Wow, that's the worst basketball argument I've ever heard. Bruce Bowen is a better defender than Larry Bird ever was. Even though Larry is better offensively, it doesn't matter, since offense and defense are equal.

Bruce Bowen = Larry Bird.



> ya
> i think he is havin a negative impact on the team
> bonzi, swift and l.wright are really killin us this year


Support your argument, please. Lorenzen Wright has stepped his game up considerably since Pau has been out. Those players have all had a negative impact on the team at one point or another, but which player(s) on our team have been down-the-middle, consistently good all year? Nobody, except maybe Pau.



> ya recently battier has been on a little of a slide
> but overall he improved his play greatly from hubie to fratello


This is almost true. Leave out the word "greatly," and you'd have it. Shane wasn't exactly playing like a bum when Hubie was here either, although you're making it sound like it.



> BC had a terrific game the other day, but besides that he hasnt really played much under Fratello
> except the last 15 games


Maybe because those 15 games before, he was injured. Cardinal has only been back for exactly 15 games, where he has averaged 21.1 minutes per game. His season average is 19.9. That means that his season average was less than 19.9 before he came back from injury with Fratello coaching.



> i havent really seen that much of those games so i cant speak


You've made it glaringly obvious.



> but i saw the game against the clippers and the game against phoenix and he didnt play that well


Against the Clips, he was the fourth-leading scorer that night on 50 percent shooting and had just one turnover. He also grabbed five rebounds. It wasn't a bad performance by any stretch.

Against the Suns, he had nine points, five rebounds and two assists, all above his season averages. He also shot 60 percent.



> but i also saw the game against blazers and he had 5 assists and did a good job overall


He had a nice all-around game, other than his shooting.



> against boston i didnt really catch most of the game
> but 10-10 FTs
> thats one thing Brian has always done well
> he knows how to get himself to the line


We know. We're the ones that watch Grizzlies games.



> Earl Watson is 10 times the defender JWill is


Earl is a better defender -- I don't know of a single person that would argue this.



> he is just as good of a passer, he is a good athlete, he knows how to lead the team, and he has really improved his shootin stroke this season


He is _not_ just as good a passer.

I love how this thread has just deevolved into you trying to prove you somehow follow this team.
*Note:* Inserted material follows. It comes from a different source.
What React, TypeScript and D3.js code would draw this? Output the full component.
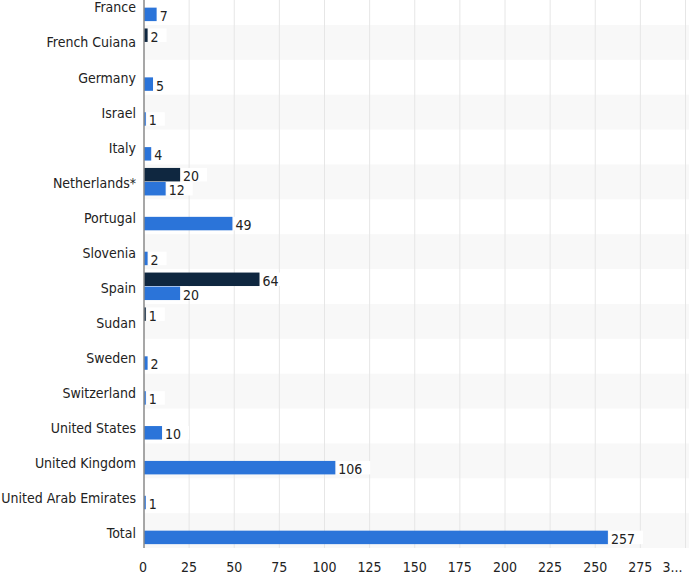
import React from "react";
import * as d3 from "d3";

const categories = [
  "France", "French Cuiana", "Germany", "Israel", "Italy", "Netherlands*",
  "Portugal", "Slovenia", "Spain", "Sudan", "Sweden", "Switzerland",
  "United States", "United Kingdom", "United Arab Emirates", "Total",
];
const seriesNames = ["series1", "series2"];
const series1 = [0, 2, 0, 0, 0, 20, 0, 0, 64, 1, 0, 0, 0, 0, 0, 0];
const series2 = [7, 0, 5, 1, 4, 12, 49, 2, 20, 0, 2, 1, 10, 106, 1, 257];
const xTicks = [0, 25, 50, 75, 100, 125, 150, 175, 200, 225, 250, 275, 300];
const xTickLabels = ["0", "25", "50", "75", "100", "125", "150", "175", "200", "225", "250", "275", "3..."];
const colors = ["#0f2740", "#2b74d9"];

const W = 689;
const H = 575;
const FONT = "'DejaVu Sans Condensed', 'DejaVu Sans', Verdana, sans-serif";

export default function App() {
  const x = d3.scaleLinear().domain([0, 300]).range([144, 685.5]);
  const y = d3.scaleBand<string>().domain(categories).range([-9.9, 548]).padding(0);
  const yLabel = d3.scaleBand<string>().domain(categories).range([-10, 551]).padding(0);
  const bw = y.bandwidth();
  const ySub = d3.scaleBand<string>().domain(seriesNames).range([3.5, 31]).paddingInner(0.04);
  const plotTop = 0;
  const plotBottom = 548;
  const data = [series1, series2];
  const charW = 8;
  const fs = 14;

  return (
    <svg
      width={W}
      height={H}
      style={{ position: "absolute", left: 0, top: 0, background: "#fff", fontStretch: "condensed" }}
      fontFamily={FONT}
    >
      {categories.map((c, i) =>
        i % 2 === 1 ? (
          <rect key={"band" + c} x={x(0)} y={y(c)} width={W - x(0)} height={bw} fill="#f8f8f8" />
        ) : null
      )}
      {xTicks.slice(1).map((t) => (
        <line key={"g" + t} x1={x(t)} x2={x(t)} y1={plotTop} y2={plotBottom} stroke="#e6e6e6" strokeWidth={1} />
      ))}
      {categories.map((c, i) =>
        data.map((vals, s) => {
          const v = vals[i];
          if (!v) return null;
          const by = (y(c) as number) + (ySub(seriesNames[s]) as number);
          const h = ySub.bandwidth();
          const x1 = x(v);
          const label = String(v);
          const tw = label.length * charW;
          return (
            <g key={c + s}>
              <rect x={x(0)} y={by} width={x1 - x(0)} height={h} fill={colors[s]} />
              <rect x={x1 + 1} y={by} width={tw + 10} height={h} fill="#fff" />
              <text x={x1 + 3} y={by + h / 2 + 1.5} dy="0.35em" fontSize={fs} fill="#222">
                {label}
              </text>
            </g>
          );
        })
      )}
      <line x1={x(0)} x2={x(0)} y1={plotTop} y2={plotBottom} stroke="#8a8a8a" strokeWidth={1.5} />
      {categories.map((c) => (
        <text
          key={"l" + c}
          x={136}
          y={(yLabel(c) as number) + yLabel.bandwidth() / 2}
          dy="0.35em"
          textAnchor="end"
          fontSize={fs}
          fill="#222"
        >
          {c}
        </text>
      ))}
      {xTicks.map((t, i) => (
        <text
          key={"t" + t}
          x={i === xTicks.length - 1 ? x(t) - 13 : x(t) - (t === 0 ? 1 : 0)}
          y={567}
          dy="0.35em"
          textAnchor="middle"
          fontSize={fs}
          fill="#222"
        >
          {xTickLabels[i]}
        </text>
      ))}
    </svg>
  );
}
I think just about everyone here is tired of pointing this out, and I'm tired of reading you retracting your previous bad viewpoints and then presenting even worse ones, peppered with information that everybody here knows. I'd like to hear the number of Grizz games you've actually watched this year.


----------



## UKfan4Life

fjkdsi said:


> ok i cant say i have watched burks and humphreys enough to account for their play so lets not talk about them
> d.jones better defender/worse offense than bonzi
> and remember offense and defense are equal so..
> i guess they are about equal..(both arent that good)


Rawse already pointed this out. This is one of the worst basketball arguments ever. Nice try, though. Well, not really. Bad try.



> ya
> i think he is havin a negative impact on the team
> bonzi, swift and l.wright are really killin us this year


Simply put, no they're not. Bonzi has been one of, if not THE, key player off of the bench for us this year. Ren has been one of our most consistent rebounders, and Swfit has stepped up considerably well since Pau has been out. Again, you don't watch this team enough to know this. You have NO argument.
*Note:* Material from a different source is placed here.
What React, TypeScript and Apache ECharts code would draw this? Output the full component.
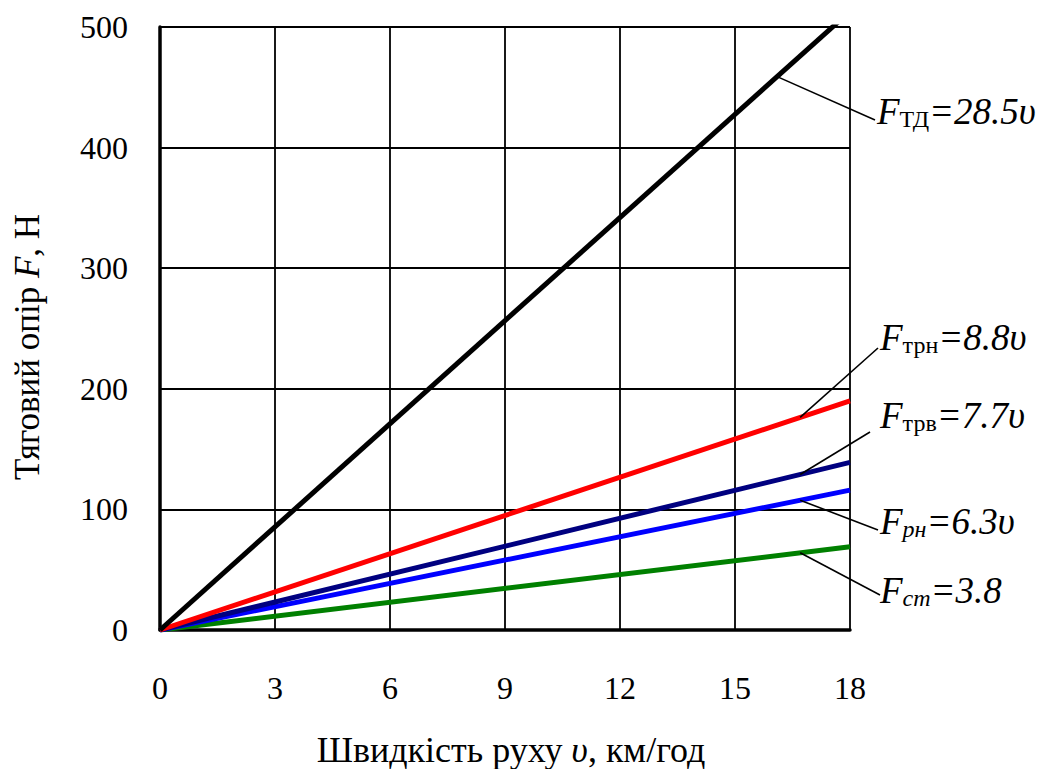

> ya recently battier has been on a little of a slide
> but overall he improved his play greatly from hubie to fratello


Sort of. He improved, but not greatly.




> BC had a terrific game the other day, but besides that he hasnt really played much under Fratello
> except the last 15 games
> i havent really seen that much of those games so i cant speak
> but i saw the game against the clippers and the game against phoenix and he didnt play that well
> but i also saw the game against blazers and he had 5 assists and did a good job overall
> against boston i didnt really catch most of the game
> but 10-10 FTs
> thats one thing Brian has always done well
> he knows how to get himself to the line


Baha! He's been injured. He's been playing very well in almost every game. He's never ever hurt us and his three point shooting has been key since Fratello came in, unlike when Hubie was here. I don't think Brian even got a chance to set foot anywhere near the FT line when Hubie was here. Believe me, anyone here who lives in Memphis knows how Brian plays.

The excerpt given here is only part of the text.